И, может, что именно такая вот радость за мать и ее малыша… затем «опрокинулась» у Фаррера болью за несчастье «таких же» (матери и сына), хотя и фантастически в сравнении с ними богатых) — в его романе «Человек, который убил» (1907 г.).
В 20-е гг. в одном из английских журналов назвали Клода Фаррера «французским Киплингом». Так, однако, связав их творчество, — сузили и диапазоны изображаемой ими жизни.
Да, конечно, взаимоотношениям расовых миров («Запад есть Запад, Восток есть Восток») посвятили значительную часть своего творчества оба эти писателя. Но, во-первых, ответ на важнейший вопрос: может ли объединить эти «миры» цивилизация, в которой изначальны лишь европейские традиции, у «французского Киплинга» куда более отрицательный, чем у его «английского оригинала».
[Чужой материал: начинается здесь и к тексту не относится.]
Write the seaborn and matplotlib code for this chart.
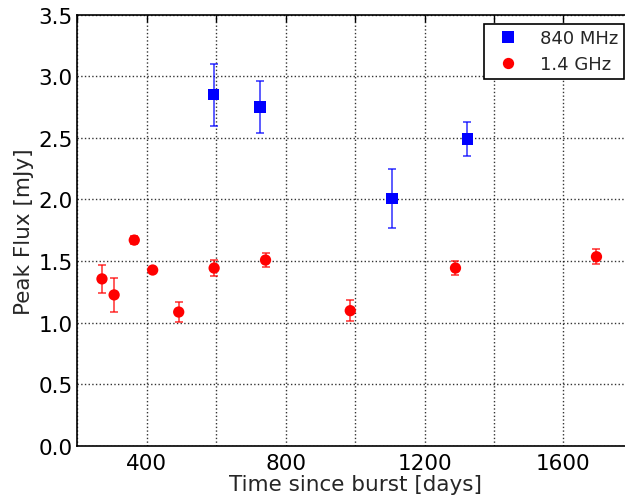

И уже то, что Клод Фаррер (то есть, конечно, в этом случае — Фредерик Баргон) решился на такой шаг, как переход в ислам!.. Это была (как и нескольких других колониальных народов Франции) религия народа Алжира — самой большой из ее колоний. Хотя, честно говоря, не верится в искренность самого, столь необычного уверования европейского писателя. С таким же успехом он мог перейти и в буддизм.
…Судя по роману Клода Фаррера «Душа Востока» (1908), последнее было бы даже оправданнее. Ибо, отвлекаясь от сути этого романа как произведения прежде всего художественного… так сказать, оголяя его до осмысления, нельзя не увидеть, что жизнь его главных персонажей — супружеской пары (офицера-аристократа и его жены) — это олицетворение величайшей борьбы, на которую поднималась тогда Страна Восходящего Солнца. В то время как рядом, в бессилии, склонился народ-колосс (древнейшая цивилизация, китайская, после изобретения ею пороха, однако, не развивалась в «пушечном направлении» — и новые «цивилизованные» страны начали рвать Китай на части). Здесь-то и стоит задуматься о подлинной роли изображенного в романе Фаррера китайского «научного представителя» в Японии Чеу-Пе-и, о том, что на самом деле скрывалось за восточной символикой его изречений?.. Может быть, как раз то, что пригрезилось персонажу другого романа Фаррера («В грезах опиума»):
«Для его прозревших глаз слилось в одно целое прошлое, настоящее и будущее. Души желтых князей давно прошедших времен убежали из могил, плохо охраняемых гранитными тиграми, снизошли в его душу и смешались с душами князей более позднего времени, тех, которые со временем отразят грядущее нашествие белых народов».